If you can hold it outdoors, have a bonfire.

Is there anywhere that you can rent wolves from?
posted by TheWhiteSkull at 11:43 AM on April 15, 2008


SOMEONE's gotta show up as Mortiis.
or google "mortiis" for more fun pictures than you'll know what to do with.
posted by the luke parker fiasco at 11:53 AM on April 15, 2008


If you decide to recreate Huysmans' black feast I excerpted above, note that it didn't go well for Tarquin Winot, the narrator of John Lanchester's 1997 novel The Debt To Pleasure:

I told her, with that mixture of endearment and melancholy that attends the recitation of the follies of one's youth, about something I did once in what I used to call my aesthetic period. The idea, cribbed from Huysmans, was to serve a menu consisting entirely of black things. This occurred during my brief interval at university, whence I departed after two terms (the NOISE, dear, and the PEOPLE). My room, a banal heptagon in a banal heptagon-shaped building in one of the smarter Cambridge colleges, I had painted (slightly in violation of one or two of the more invasive college regulations) black. Bed, sheets, fittings, lamps, light bulbs--all black.

In my black room, dressed in black velvet, black silk cravat--no need to change the inherent color of the single orchid in my buttonhole--I would arrange for meals consisting entirely of black food: truffles grated over squid-ink pasta, followed by boudin noir on a bed of fried black radicchio. For desert, I wanted to emphasize the essential artificiality of the event, the fact that it was a celebration of art, whim, caprice, set over against the brutal facts of nature and death, so I served crème brûlée, dyed black. Naturally we drank Black Velvet.

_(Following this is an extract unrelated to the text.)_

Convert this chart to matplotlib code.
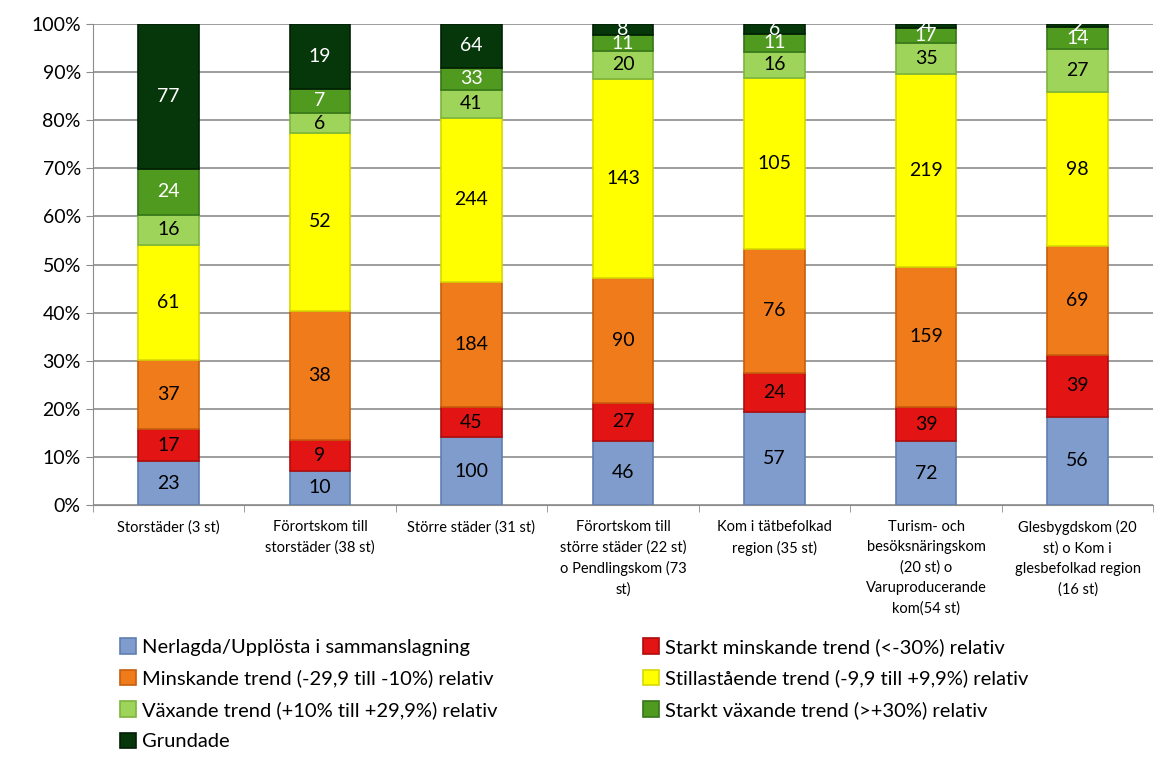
import matplotlib
matplotlib.use("Agg")
import matplotlib.pyplot as plt
import numpy as np
from matplotlib.ticker import PercentFormatter

plt.rcParams['font.family'] = ['Lato', 'DejaVu Sans']

categories = [
	"Storstäder (3 st)",
	"Förortskom till\nstorstäder (38 st)",
	"Större städer (31 st)",
	"Förortskom till\nstörre städer (22 st)\no Pendlingskom (73\nst)",
	"Kom i tätbefolkad\nregion (35 st)",
	"Turism- och\nbesöksnäringskom\n(20 st) o\nVaruproducerande\nkom(54 st)",
	"Glesbygdskom (20\nst) o Kom i\nglesbefolkad region\n(16 st)",
]
series_names = [
	"Nerlagda/Upplösta i sammanslagning",
	"Starkt minskande trend (<-30%) relativ",
	"Minskande trend (-29,9 till -10%) relativ",
	"Stillastående trend (-9,9 till +9,9%) relativ",
	"Växande trend (+10% till +29,9%) relativ",
	"Starkt växande trend (>+30%) relativ",
	"Grundade",
]
nerlagda = [23, 10, 100, 46, 57, 72, 56]
starkt_minskande = [17, 9, 45, 27, 24, 39, 39]
minskande = [37, 38, 184, 90, 76, 159, 69]
stillastaende = [61, 52, 244, 143, 105, 219, 98]
vaxande = [16, 6, 41, 20, 16, 35, 27]
starkt_vaxande = [24, 7, 33, 11, 11, 17, 14]
grundade = [77, 19, 64, 8, 6, 4, 2]

series = [nerlagda, starkt_minskande, minskande, stillastaende, vaxande, starkt_vaxande, grundade]
colors = ["#7f9ccc", "#e31414", "#ef7b1a", "#ffff00", "#9fd45a", "#4f9a1f", "#06370a"]
edges = ["#5f7fb0", "#b00c0c", "#c85e0c", "#d8d800", "#7cb43c", "#36751a", "#021f04"]
text_colors = ["black", "black", "black", "black", "black", "white", "white"]

data = np.array(series, dtype=float)
totals = data.sum(axis=0)
pct = data / totals * 100

fig = plt.figure(figsize=(11.58, 7.58), dpi=100)
ax = fig.add_axes([0.080, 0.334, 0.916, 0.634])

x = np.arange(len(categories))
bottom = np.zeros(len(categories))
handles = []
for i, name in enumerate(series_names):
	b = ax.bar(x, pct[i], 0.4, bottom=bottom, color=colors[i], edgecolor=edges[i],
			   linewidth=1.2, label=name, zorder=3)
	handles.append(b)
	for j in range(len(categories)):
		ax.text(x[j], bottom[j] + pct[i][j] / 2, "%d" % data[i][j], ha="center", va="center",
				fontsize=14, color=text_colors[i], zorder=4)
	bottom += pct[i]

ax.set_xlim(-0.5, len(categories) - 0.5)
ax.set_ylim(0, 100)
ax.set_yticks(np.arange(0, 101, 10))
ax.yaxis.set_major_formatter(PercentFormatter(decimals=0))
ax.grid(axis="y", color="#8c8c8c", linewidth=1.2, zorder=0)
ax.set_xticks(x)
ax.set_xticklabels(categories, fontsize=10.5, linespacing=1.55)
ax.set_xticks(np.arange(-0.5, len(categories), 1), minor=True)
ax.tick_params(axis="x", which="major", length=0, pad=11)
ax.tick_params(axis="x", which="minor", length=5, color="#8c8c8c")
ax.tick_params(axis="y", labelsize=14, length=5, color="#8c8c8c")
for s in ["top", "right"]:
	ax.spines[s].set_visible(False)
ax.spines["left"].set_color("#8c8c8c")
ax.spines["bottom"].set_color("#8c8c8c")

# legend reads row by row in the reference
order = [0, 2, 4, 6, 1, 3, 5]
fig.legend([handles[k] for k in order], [series_names[k] for k in order],
		   loc="lower left", bbox_to_anchor=(0.088, -0.014), ncol=2, frameon=False,
		   fontsize=14.5, handlelength=0.8, handleheight=0.8, handletextpad=0.3,
		   columnspacing=7.2, labelspacing=0.68)

plt.savefig("out.png", dpi=100)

Into this exquisite setting arrived my brother Bartholomew, an hour and a half late, in his overalls (in violation of the dress code I had specified) and saying:

"Bloody hell! Anybody dead?"
posted by Ian A.T. at 3:58 PM on April 15, 2008


Seconding everthing mentioned above.

Watch as much Metalocalypse as you can.
Refer to everything as brutal.
Name plaques for all guests with sufficiently brutal metal names (again, refer to Metalocalypse if necessary. For example: William Murderface Murderface Murderface.)